A Looney Lunar Picnic on Marys Peak - Lindy Young

Where to watch the lunar eclipse? Where’s the sky the clearest, with the least people? The choice was obvious. Before sunset, my daughter Lenore and I packed a picnic and drove the winding

“Wow! Where’d all these people come from?” she exclaimed. There were cars everywhere and people setting up long telescopes, crouching over huge, professional contraptions, and aiming binoculars eastward. We hiked with others to the top.

As the sky paled, the distant Cascades began to fade into the evening mist. Then the faint orb of the full moon rose above the haze. People murmured, “There it is! Wow, it’s the moon.” We watched through binoculars as the Earth’s shadow took the first bite out of its shine.

Suddenly — darkness. The moon, high above us now, appeared eerily brown.

“Here’s something round,” I told Lenore, as we fumbled for our food. “But I don’t know if it’s a boiled egg or an apricot!” That just set us to laughing and laughing.

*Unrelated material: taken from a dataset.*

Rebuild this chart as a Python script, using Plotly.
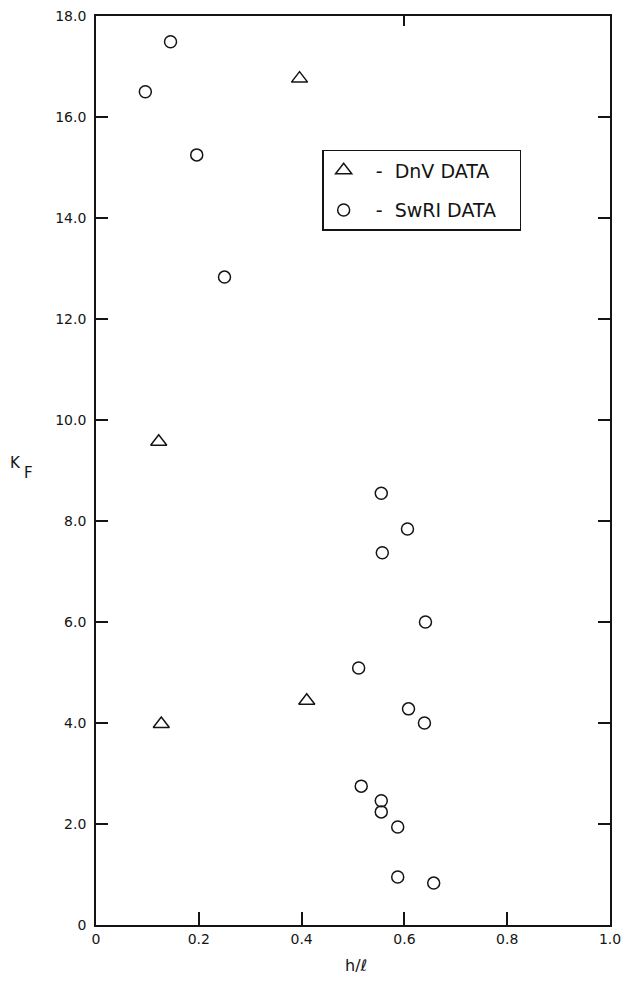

As we ate and watched, the faintest hint of silver appeared. Within minutes we were blinded by a shining crescent as the Earth’s shadow released its hold on the moon. “Wow! Ooh! Look there!” Shouts of wonder all around us like Fourth of July. We could see again.

We chuckled at the picnic debris strewn around us. Eventually, cars began to leave the mountain. The liberated moon lit the way home.

 

Nature's Fourth of July - Michael Grant

Marys Peak is a looming glory, silhouetted by the fading sun in contrast against the rich, vivid sky. Sometimes walking down my street, I glance over at its majesty. When I learned of my chance to witness an astronomical milestone atop Marys Peak, I jumped at the opportunity.

Everyone who viewed the Perseid meteor shower last August knows it was a marvel — nature’s Fourth of July. I had the rare pleasure of seeing it atop a mountain rich with Indian history and lore.

Hiking up the mountainside, sleeping bag and tarp in hand, the sky was stunning. It seemed like stars that had never existed had suddenly appeared. Snuggled up in my warm sleeping bag on the damp grass, the sky was on fire. Stars intermittently sped across the sky like a firefly race.

Talking with friends about what lies beyond the stars, there was no place I would have rather have been than Marys Peak. At one point, a comet streaked across the whole sky, instigating “oohs” and “ahs.” It was a magical experience.

The Indian name for Marys Peak — Tcha Tee Man Wi — means “where the spirit dwells.” At that moment, the spirit was around us.

 

Never Been Up There - Kathryn Frischknecht

We've lived here since 1956 - we moved here when our kids were in school. But - would you believe? - I have never been up Marys Peak. I love it though. I look at it when I'm out working in my front yard - I can't see it from my windows, because the neighbor's house blocks the view. All our four kids have been up there, though, lots of times, hiking in the summer, or playing in the snow. And our grandkids. I was always home tending the babies, the littlest ones who couldn't go, or I was working. I like to look up at it - I watch the sunsets, or I look at the snow up there. It makes me feel like home.

 

Peak Moments Worth Sharing - Pat Wray

Back in early February my wife, Debbie, and I attended the Tcha Tee Man Wi Storytelling Festival at the First Presbyterian Church. Tcha Tee Man Wi (cha tee mahn wee) means Place Where Spirit Dwells and is the Calapooia Indian name for Marys Peak.

This festival is one of those events that makes Corvallis special. No one should miss a magical storyteller such as Ann Glover, who mesmerized us all with her multi-lingual stories and incredible string art.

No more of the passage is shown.